USA 2010
Regie: Florian Henckel von Donnersmarck
Mit Angelina Jolie, Johnny Depp, Timothy Dalton
Kinostart: 16. Dezember 2010
Angeblich soll Hollywood Florian Henckel von Donnersmarck nach „Das Leben der Anderen“ zu Füßen gelegen haben. Doch der umworbene Oscar-Preisträger zog sich erst einmal in Onkel Gregors Kloster Heiligenkreuz bei Wien zurück, um einen neuen Filmstoff zu entwickeln. Die geistliche Umgebung hatte sich schon auf „Das Leben der Anderen“ segensreich ausgewirkt.
In der Klausur ereilte den Filmemacher ein Ruf aus Übersee – von Angelina Jolie, die ihn einlud ein Remake der ebenso wenig bekannten wie erfolglosen französischen Produktion „Anthony Zimmer“ anzufertigen. Die Geschichte um eine Undercover Agentin und einen mysteriösen Gentleman-Gauner, der anderen Gangstern eine beträchtliche Summe abgeluchst und den Fiskus betrogen hat, war bereits von einem halben Dutzend Drehbuchautoren verschlissen worden, ohne das daraus ein Film geworden wäre.

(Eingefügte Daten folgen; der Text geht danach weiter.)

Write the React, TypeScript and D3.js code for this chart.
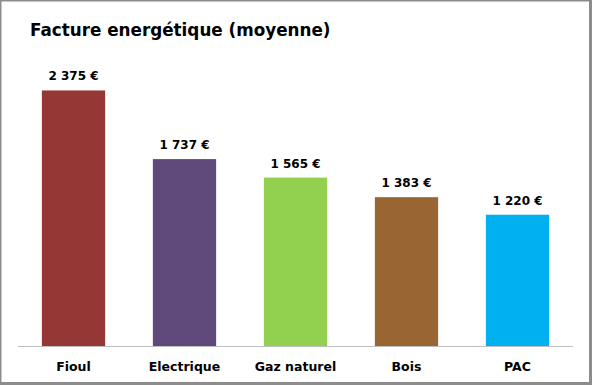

Kein Problem sagte sich der blaublütige Teutone von Donnersmark (Stammbaum bis ins 14. Jahrhundert) und machte sich ans Werk. Am Geld sollte sein Bemühen auch nicht scheitern: 100 Mille und Johnny Depp als Dreingabe, erleichterten im Weiteren die Entscheidung aus „Anthony Zimmer“ „The Tourist“ zu machen – und das Ganze auch noch in Venedig. Wer könnte da „Nein“ sagen!
Leider ist nicht jeder zum Krimi-Machen geboren: Florian Henckel von Donnersmarck gehört nicht dazu. Hilflos dümpelt sein Film über die Runden (gefühlte vier Stunden/in Wirklichkeit 97 Minuten), wie die Gondeln im Canale Grande zur Nachsaison. Verfolgungsjagten misslangen ebenso wie Ballszenen. Frau Jolie stöckelt durch die Szenerie als wolle sie für Kosmetika oder eine Wellness-Farm Reklame machen.
Ihr Partner Johnny Depp blickt vorzugsweise verstört in die Kamera: Er scheint seinen Regie-Übervater Tim Burton zu suchen, um dann den deutschen Donnersmarck zu finden…
Zwischendurch macht „The Tourist“ Station bei Donna Leon und Commissario Brunetti. Wenn Depp im Pyjama vom Dach in einen Marktstand plumpst und dabei einen Polizisten ins Wasser schuppst – erinnert das an italienische Klamotten mit Adriano Celentano. Beweist: Florian Henckel von Donnersmarck tut sich auch im komödiantischen Fach schwer.
Kurzum: der begabte Regisseur sollte zunächst für „The Tourist“ im Kloster Buße tun und dann auf zu neuen Ufern starten. Wir vergessen „The Tourist“ ganz schnell – versprochen!
P.S. Wen das Original von „The Tourist“ interessiert:
„Anthony Zimmer“ von Jérome Selle mit Sophie Marceau und Yvan Attal ist unter dem deutschen Titel „Fluchtpunkt Nizza – Wer ist Anthony Zimmer“ eben auf DVD von Filmconfect veröffentlicht worden. In deutsch und französisch/untertitelt und ausführlichem Bonusteil (Making of, Probeaufnahmen, Drehbuch etc.).
Velant
Die französische Originalversion übertrifft bei weitem das seichte Remake. Schaut Euch lieber „Anthony Zimmer“ an. Weitaus besseres Kino.